Voici maintenant six ans que Nadav Lapid, cinéaste israélien au spectre esthétique inégalé, réitère dans son œuvre des adieux personnels à son pays. Synonymes (2019) ouvrit le bal en reconstituant le raptus monacal qui, à un jeune âge, le conduisit à Paris dans les années 1990. Le Genou d’Ahed (2021), évoquant la tournée amère d’un alter ego victime de la censure dans un hameau du désert israélien, enfonça le clou en accompagnant la décision simultanée du réalisateur de quitter son pays pour s’installer dans la capitale française.
Oui, étrange persistance, y revient aujourd’hui sous le ciel d’apocalypse qui s’est ouvert dans la région à compter du 7 octobre 2023. Voilà, d’un mot défini, l’ambition effarée du film de tenter de descendre, par tous les moyens utiles et inutiles propres au cinéma, dans les profondeurs d’un enfer qui voit chacune des parties en présence ne désormais plus rêver à rien si ce n’est à anéantir l’autre.
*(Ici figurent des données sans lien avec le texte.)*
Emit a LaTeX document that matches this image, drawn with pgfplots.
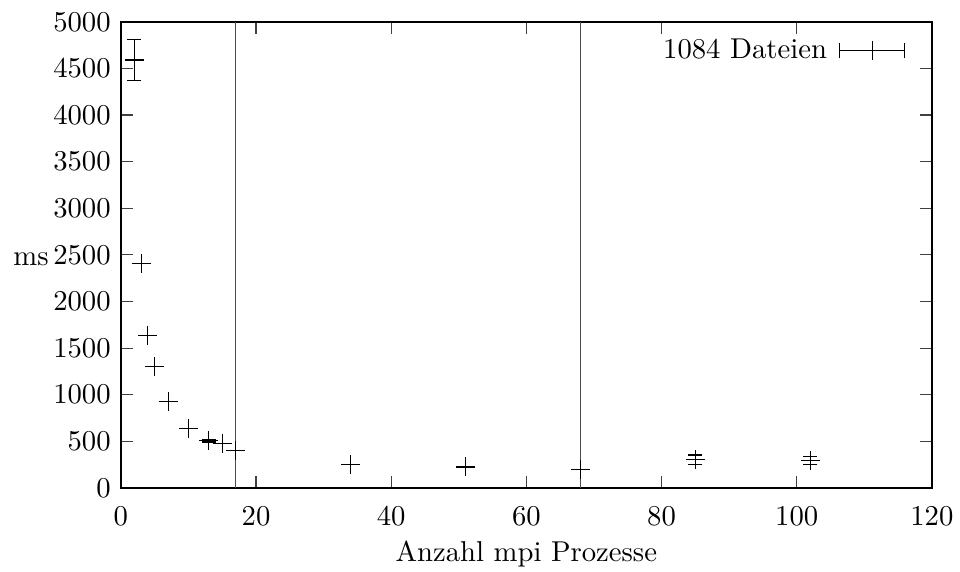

Un film qui ne se révèle ni militant ni satirique, mais comme une recherche en temps réel – tâtonnante et vibratile, emphatique et enfiévrée – d’une expression, d’une forme, d’un art, qui soient au diapason de la situation du moment. Pour cela, point n’est besoin de filmer la destruction, seulement l’acquiescement à la barbarie. Soit un art frénétique et grotesque à la fois, qui embrasse plutôt qu’il n’observe les recoins infectés de l’humanité, collecte les immondices de l’âme humaine, s’affronte à la cruauté, à l’obscénité, au cynisme, auxquels elle peut, sans se détruire, condescendre. Quelque chose d’assez repoussant à concevoir, douloureux à recevoir, captivant à percevoir.